In Log Linear Model (Exponential Family), $P(\vec{x},\vec{\theta})$ of a vector random variable $\vec{x}$ and a vector parameter $\vec{\theta}$ is written as
$P(\vec{x},\vec{\theta}) = \exp \left[ \vec{\theta} \cdot \vec{x} – \psi(\vec{\theta}) \right]$
From now on, arrows indicating vectors will be omitted.

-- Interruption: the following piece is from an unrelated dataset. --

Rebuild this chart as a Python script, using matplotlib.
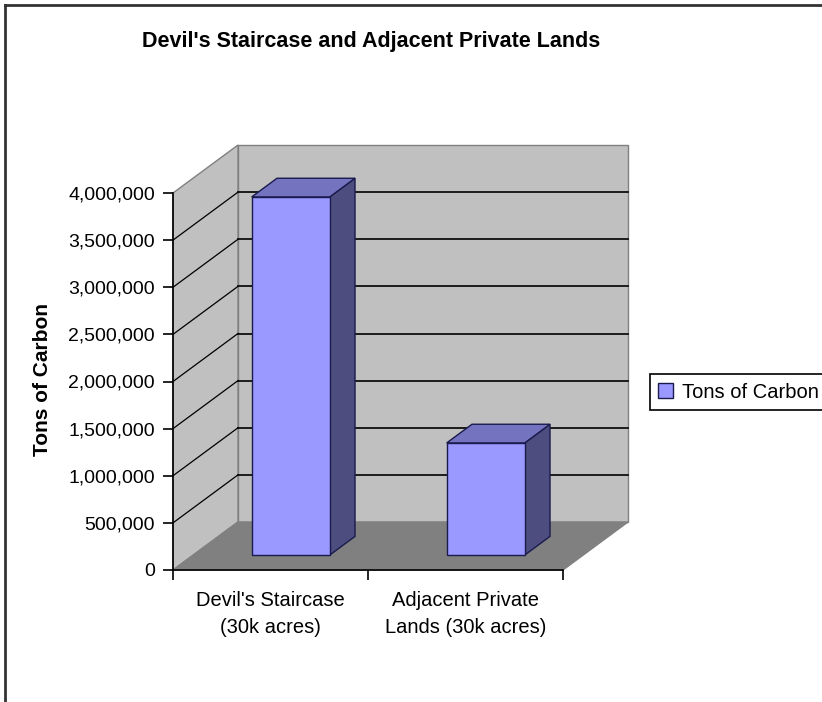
import matplotlib
matplotlib.use('Agg')
import matplotlib.pyplot as plt
from matplotlib.patches import Polygon, Patch
from matplotlib.lines import Line2D
from matplotlib.ticker import FuncFormatter

plt.rcParams['font.family'] = ['Liberation Sans', 'DejaVu Sans']

title = "Devil's Staircase and Adjacent Private Lands"
y_label = 'Tons of Carbon'
series_name = 'Tons of Carbon'
categories = ["Devil's Staircase\n(30k acres)", "Adjacent Private\nLands (30k acres)"]
tons = [3800000, 1190000]
y_ticks = [0, 500000, 1000000, 1500000, 2000000, 2500000, 3000000, 3500000, 4000000]

# oblique "3d" look: depth offset expressed in data units of the axes
y_max = y_ticks[-1]
n_cat = len(categories)
depth_x = 1 / 3
depth_y = y_max * 48 / 377

front_col = '#9999ff'
side_col = '#4d4d80'
top_col = '#7373bf'
edge_col = '#1a1a4d'


def pt(x, y, d):
	return (x + d * depth_x, y + d * depth_y)


def poly(ax, pts, fc, ec, z, lw=1.0):
	ax.add_patch(Polygon(pts, closed=True, facecolor=fc, edgecolor=ec,
		linewidth=lw, zorder=z, clip_on=False))


fig = plt.figure(figsize=(8.22, 7.02), dpi=100)
ax = fig.add_axes([173 / 822, 132 / 702, 390 / 822, 377 / 702])
ax.set_xlim(0, n_cat)
ax.set_ylim(0, y_max)
ax.set_facecolor('none')

# walls and floor
poly(ax, [pt(0, 0, 1), pt(n_cat, 0, 1), pt(n_cat, y_max, 1), pt(0, y_max, 1)],
	'#c0c0c0', '#808080', 0.5)
poly(ax, [pt(0, 0, 0), pt(0, 0, 1), pt(0, y_max, 1), pt(0, y_max, 0)],
	'#c0c0c0', '#808080', 0.5)
poly(ax, [pt(0, 0, 0), pt(n_cat, 0, 0), pt(n_cat, 0, 1), pt(0, 0, 1)],
	'#808080', '#808080', 0.6)

# gridlines on side wall and back wall
for v in y_ticks[1:-1]:
	xs, ys = zip(pt(0, v, 0), pt(0, v, 1))
	ax.plot(xs, ys, color='black', lw=0.9, zorder=0.7, clip_on=False)
	xs, ys = zip(pt(0, v, 1), pt(n_cat, v, 1))
	ax.plot(xs, ys, color='black', lw=1.2, zorder=0.7, clip_on=False)

# bars
half_w = 0.2
d0, d1 = 0.31, 0.70
for i, v in enumerate(tons):
	c = i + 0.5
	x0, x1 = c - half_w, c + half_w
	poly(ax, [pt(x1, 0, d0), pt(x1, 0, d1), pt(x1, v, d1), pt(x1, v, d0)],
		side_col, edge_col, 1)
	poly(ax, [pt(x0, v, d0), pt(x1, v, d0), pt(x1, v, d1), pt(x0, v, d1)],
		top_col, edge_col, 1)
	poly(ax, [pt(x0, 0, d0), pt(x1, 0, d0), pt(x1, v, d0), pt(x0, v, d0)],
		front_col, edge_col, 1.1)

# axes
for s in ['top', 'right']:
	ax.spines[s].set_visible(False)
for s in ['left', 'bottom']:
	ax.spines[s].set_color('black')
	ax.spines[s].set_linewidth(1.2)

ax.set_yticks(y_ticks)
ax.yaxis.set_major_formatter(FuncFormatter(lambda v, p: '{:,.0f}'.format(v)))
ax.tick_params(axis='y', direction='out', length=7, width=1.2, pad=6,
	labelsize=14, colors='black')
ax.set_xticks(range(n_cat + 1))
ax.set_xticklabels([])
ax.set_xticks([i + 0.5 for i in range(n_cat)], minor=True)
ax.set_xticklabels(categories, minor=True, fontsize=14.5, linespacing=1.55)
ax.tick_params(axis='x', which='major', direction='out', length=7, width=1.2)
ax.tick_params(axis='x', which='minor', length=0, pad=15)

fig.text(371 / 822, 1 - 42 / 702, title, ha='center', va='center',
	fontsize=15.5, fontweight='bold')
fig.text(43 / 822, 1 - 380 / 702, y_label, ha='center', va='center',
	rotation=90, fontsize=15, fontweight='bold')

leg = fig.legend(handles=[Patch(facecolor=front_col, edgecolor=edge_col, label=series_name)],
	loc='center left', bbox_to_anchor=(650 / 822, 1 - 392 / 702),
	fancybox=False, framealpha=1, edgecolor='black', borderaxespad=0,
	handlelength=0.75, handleheight=0.75, handletextpad=0.45, borderpad=0.4,
	fontsize=14.5)
leg.get_frame().set_linewidth(1.2)

# chart frame (left and top edges visible)
fig.add_artist(Line2D([5 / 822, 5 / 822], [0, 1 - 5 / 702], color='#333333', lw=2))
fig.add_artist(Line2D([5 / 822, 1], [1 - 5 / 702, 1 - 5 / 702], color='#333333', lw=2))

fig.savefig('out.png', dpi=100)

Because $\int P(x,\theta)=1$ and $\psi(\theta)$ is a constant w.r.t. $x$,
$1 = \int \exp \left[ \sum_i \theta^i x_i – \psi(\theta)\right] dx = \frac{1}{\exp \psi(\theta)} \int \exp \sum_i \theta^i x_i dx$
Hence the normalization constant $\psi(\theta)$ is written as
$\psi(\theta) = \log \int \exp \sum \theta^i x_i dx$
Assuming the order of partial derivative by $\theta^i$ and the integral by $x$ can be reversed, the partial derivative of $\psi(\theta)$ by $\theta^i$ is
\begin{align} \frac{\partial \psi(\theta)}{\partial \theta^i} &= \frac{ \frac {\partial} {\partial \theta^i} \int \exp \sum \theta^i x_i dx} {\int \exp \sum \theta^i x_i dx} = \frac{\int \frac{\partial}{\partial \theta^i} \exp \sum \theta^i _i x_i\ dx} {\exp \psi(\theta)} = \frac{\int x_i \exp \sum \theta^i x_i dx} {\exp \psi(\theta)} \\ &= \int x_i \exp \left[ \sum \theta^i x_i – \psi(\theta) \right] dx = \int x_i p(x,\theta) dx = E \left[ x |\theta \right] \end{align}